Tout d’abord, dans le premier Testament, le figuier et son fruit sont souvent associés à la sécurité et à la paix que Dieu donne ou retire à son peuple. Pouvoir jouir des fruits de son figuier, c’est vivre dans la paix. Du coup, à l’inverse, les oracles qui évoquent la destruction d’un figuier mettent en évidence le côté illusoire ou pour le moins fragile de la sécurité dans laquelle le peuple d’Israël pense vivre.
Et puis, le figuier, c’est aussi un lieu privilégié pour méditer la parole de Dieu. Un lieu de proximité avec cette parole. On trouve une trace de cela dans la rencontre entre Philippe et Nathanaël qui est relatée dans l’évangile de Jean.
Paix… sécurité… proximité avec Dieu…
À l’époque de Jésus, quel est le lieu privilégié à la fois pour être dans la paix et pour être au plus près de la parole de Dieu ? C’est le temple de Jérusalem.
Et comme par hasard, dans l’évangile de Marc, on peine à suivre le récit de la parabole du figuier sans fruits parce qu’elle est rapportée en deux parties avec, au milieu, l’épisode où Jésus chasse les marchands du Temple.
Je parle de hasard. Ce n’en est évidemment pas un.
Cet épisode intercalé où les vendeurs sont chassés du Temple nous offre une clé de lecture tout à fait intéressante pour comprendre la parabole du figuier.
Entrant dans l’enceinte du Temple, Jésus commence par s’en prendre aux changeurs de monnaie et aux marchands de colombes. Ça peut paraître anecdotique.
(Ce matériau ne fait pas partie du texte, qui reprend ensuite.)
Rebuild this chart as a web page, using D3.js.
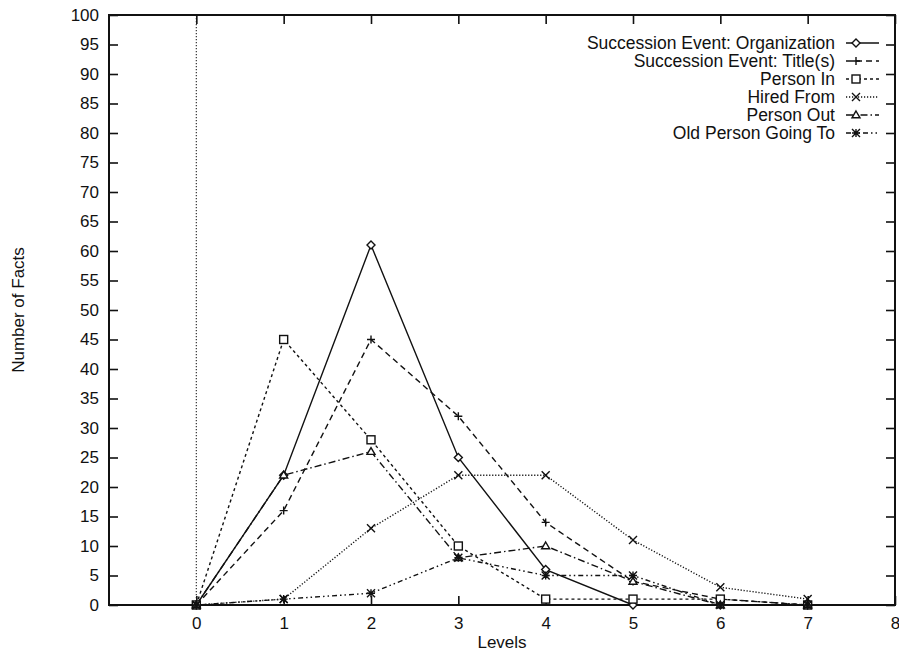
<!DOCTYPE html>
<html>
<head>
<meta charset="utf-8">
<script src="https://cdn.jsdelivr.net/npm/d3@7"></script>
<style>
  body { margin: 0; background: #fff; }
  text { font-family: "Liberation Sans", Arial, sans-serif; fill: #111; }
</style>
</head>
<body>
<script>
// chart values
const levels = [0, 1, 2, 3, 4, 5, 6, 7];
const orgFacts = [0, 22, 61, 25, 6, 0, 0, 0];
const titleFacts = [0, 16, 45, 32, 14, 4, 1, 0];
const personInFacts = [0, 45, 28, 10, 1, 1, 1, 0];
const hiredFromFacts = [0, 1, 13, 22, 22, 11, 3, 1];
const personOutFacts = [0, 22, 26, 8, 10, 4, 0, 0];
const oldPersonFacts = [0, 1, 2, 8, 5, 5, 0, 0];
const seriesNames = ["Succession Event: Organization", "Succession Event: Title(s)",
                     "Person In", "Hired From", "Person Out", "Old Person Going To"];
const xTicks = [0, 1, 2, 3, 4, 5, 6, 7, 8];
const yTicks = d3.range(0, 101, 5);

const W = 899, H = 653;
const pLeft = 109, pRight = 895, pTop = 15, pBottom = 605;

const svg = d3.select("body").append("svg")
    .attr("width", W)
    .attr("height", H);

const x = d3.scaleLinear().domain([-1, 8]).range([pLeft, pRight]);
const y = d3.scaleLinear().domain([0, 100]).range([pBottom, pTop]);

// line style + marker per series (gnuplot look)
const series = [
    { name: seriesNames[0], values: orgFacts, dash: null, mark: "diamond" },
    { name: seriesNames[1], values: titleFacts, dash: "6,4", mark: "plus" },
    { name: seriesNames[2], values: personInFacts, dash: "3,3", mark: "square" },
    { name: seriesNames[3], values: hiredFromFacts, dash: "1.2,1.8", mark: "cross" },
    { name: seriesNames[4], values: personOutFacts, dash: "7,3,1.5,3", mark: "triangle" },
    { name: seriesNames[5], values: oldPersonFacts, dash: "5,3,1.5,3,1.5,3", mark: "star" }
];

// dotted zero line at x = 0
svg.append("line")
    .attr("x1", x(0)).attr("x2", x(0))
    .attr("y1", pTop).attr("y2", pBottom)
    .attr("stroke", "#333")
    .attr("stroke-width", 1.2)
    .attr("stroke-dasharray", "1.2,1.8");

// axes, ticks pointing inwards
const axB = svg.append("g").attr("transform", `translate(0,${pBottom})`)
    .call(d3.axisBottom(x).tickValues(xTicks).tickSize(-9).tickPadding(12));
const axT = svg.append("g").attr("transform", `translate(0,${pTop})`)
    .call(d3.axisTop(x).tickValues(xTicks).tickSize(-9).tickFormat(""));
const axL = svg.append("g").attr("transform", `translate(${pLeft},0)`)
    .call(d3.axisLeft(y).tickValues(yTicks).tickSize(-9).tickPadding(10));
const axR = svg.append("g").attr("transform", `translate(${pRight},0)`)
    .call(d3.axisRight(y).tickValues(yTicks).tickSize(-9).tickFormat(""));

[axB, axT, axL, axR].forEach(g => {
    g.select(".domain").remove();
    g.selectAll(".tick line").attr("stroke", "#111").attr("stroke-width", 1.6);
    g.selectAll(".tick text").attr("font-size", 17).attr("fill", "#111")
        .style("font-family", "'Liberation Sans', Arial, sans-serif");
});

// plot border
svg.append("rect")
    .attr("x", pLeft).attr("y", pTop)
    .attr("width", pRight - pLeft).attr("height", pBottom - pTop)
    .attr("fill", "none")
    .attr("stroke", "#111")
    .attr("stroke-width", 2);

// axis titles
svg.append("text")
    .attr("x", (pLeft + pRight) / 2).attr("y", 648)
    .attr("text-anchor", "middle")
    .attr("font-size", 17)
    .text("Levels");

svg.append("text")
    .attr("transform", `translate(24,${(pTop + pBottom) / 2}) rotate(-90)`)
    .attr("text-anchor", "middle")
    .attr("font-size", 17)
    .text("Number of Facts");

// marker drawing
function drawMark(g, kind, cx, cy) {
    const s = 4;
    let p;
    if (kind === "diamond") {
        p = g.append("path").attr("d", `M${cx},${cy - s}L${cx + s},${cy}L${cx},${cy + s}L${cx - s},${cy}Z`).attr("fill", "#fff");
    } else if (kind === "plus") {
        p = g.append("path").attr("d", `M${cx - s},${cy}H${cx + s}M${cx},${cy - s}V${cy + s}`).attr("fill", "none");
    } else if (kind === "square") {
        p = g.append("rect").attr("x", cx - s).attr("y", cy - s).attr("width", 2 * s).attr("height", 2 * s).attr("fill", "#fff");
    } else if (kind === "cross") {
        p = g.append("path").attr("d", `M${cx - s},${cy - s}L${cx + s},${cy + s}M${cx - s},${cy + s}L${cx + s},${cy - s}`).attr("fill", "none");
    } else if (kind === "triangle") {
        p = g.append("path").attr("d", `M${cx},${cy - s}L${cx + s},${cy + s * 0.7}L${cx - s},${cy + s * 0.7}Z`).attr("fill", "#fff");
    } else {
        p = g.append("path").attr("d", `M${cx - s},${cy}H${cx + s}M${cx},${cy - s}V${cy + s}M${cx - s},${cy - s}L${cx + s},${cy + s}M${cx - s},${cy + s}L${cx + s},${cy - s}`).attr("fill", "none");
    }
    p.attr("stroke", "#111").attr("stroke-width", 1.4);
}

const line = d3.line()
    .x((d, i) => x(levels[i]))
    .y(d => y(d));

series.forEach(s => {
    svg.append("path")
        .datum(s.values)
        .attr("d", line)
        .attr("fill", "none")
        .attr("stroke", "#111")
        .attr("stroke-width", 1.4)
        .attr("stroke-dasharray", s.dash);
});

series.forEach(s => {
    const g = svg.append("g");
    s.values.forEach((v, i) => drawMark(g, s.mark, x(levels[i]), y(v)));
});

// legend
const legend = svg.append("g");
series.forEach((s, i) => {
    const ly = 43 + i * 18;
    legend.append("text")
        .attr("x", 835).attr("y", ly)
        .attr("dy", "0.36em")
        .attr("text-anchor", "end")
        .attr("font-size", 17.5)
        .text(s.name);
    legend.append("line")
        .attr("x1", 846).attr("x2", 879)
        .attr("y1", ly).attr("y2", ly)
        .attr("stroke", "#111")
        .attr("stroke-width", 1.4)
        .attr("stroke-dasharray", s.dash);
    drawMark(legend, s.mark, 856, ly);
});
</script>
</body>
</html>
Mais, pour les Juifs, ces fonctions étaient essentielles.
Toute l’économie romaine était basée sur la circulation de pièces de monnaie où figurait l’effigie de César, et parfois aussi celles des divinités païennes.
Pour les Juifs, il était impossible d’utiliser de telles pièces dans l’enceinte du Temple parce que c’était considéré comme impur.
Dans ce sens, le travail des changeurs de monnaie était déterminant. Parce qu’il permettait aux Juifs d’éviter l’usage de pièces impures mais de pouvoir néanmoins monnayer pour des sacrifices.
Pareil pour les marchands de colombes qui permettaient aux pèlerins les plus humbles d’offrir un sacrifice. L’agneau n’étant pas dans les moyens de tout le monde.
La pratique du sacrifice étant religieusement prescrite à l’époque de Jésus. Le fait de dénoncer ceux-là mêmes qui la rendaient possible dans l’enceinte du Temple, signifie que Jésus s’en prend non seulement aux dérives potentielles d’un système (des marchands qui trichent la moindre pour se remplir les poches) mais qu’il attaque le système lui-même.
Il condamne purement et simplement la pratique du sacrifice. Très probablement parce que, à son époque, le désir de sainteté, compréhensible de la part des croyants, s’était transformé en désir de pureté. Avec pour conséquence l’exclusion de tous ceux qui n’étaient pas en règle avec la Loi.
Confondre sainteté et pureté, c’est entrer dans une logique d’exclusion. Et cette logique d’exclusion de certains, sous couvert de religiosité, n’est pas admissible pour Jésus.
Il propose donc de remplacer tout sacrifice par la foi en Dieu. Ce sont les derniers mots du récit lu tout à l’heure. Ayez foi en Dieu.
Jésus révolutionne ainsi l’entier du système de croyance en mettant au centre de la pratique religieuse non pas le marchandage d’une offrande sacrificielle exécutée selon les normes, mais la vie de foi, la relation à Dieu, la prière.
En s’en prenant aux changeurs de monnaie et aux marchands de colombes, Jésus dévoile que le culte sacrificiel est devenu un système fermé au Souffle du Vivant. Un système qui, comme le figuier feuillu, donne l’illusion d’une vie en abondance alors qu’il ne porte pas de fruits.
En disqualifiant le Temple et son commerce, Jésus disqualifie la religiosité qui, sous couvert de rites, empêche de se trouver véritablement face à Dieu.
Il nous invite donc :
- à nous recentrer sur l’essentiel : notre relation vivante à Dieu ;
- à plonger nos racines dans le terreau fertile de l’Évangile. ;
- à nous ouvrir à ce qui rend notre existence fructueuse.
De telle sorte que nous puissions individuellement et communautairement rassasier celles et ceux qui sont autour de nous, quelle que soit la saison, quelles que soient les circonstances.
Parce que si ce récit n’est pas celui de la malédiction d’un figuier, il contient une bonne nouvelle : lorsque nous sommes enracinés en Christ, lorsque nous sommes nourris à la sève de la Parole de Dieu, nous sommes capables de porter du fruit en tout temps parce que toutes les saisons sont bonnes pour ce fruit-là.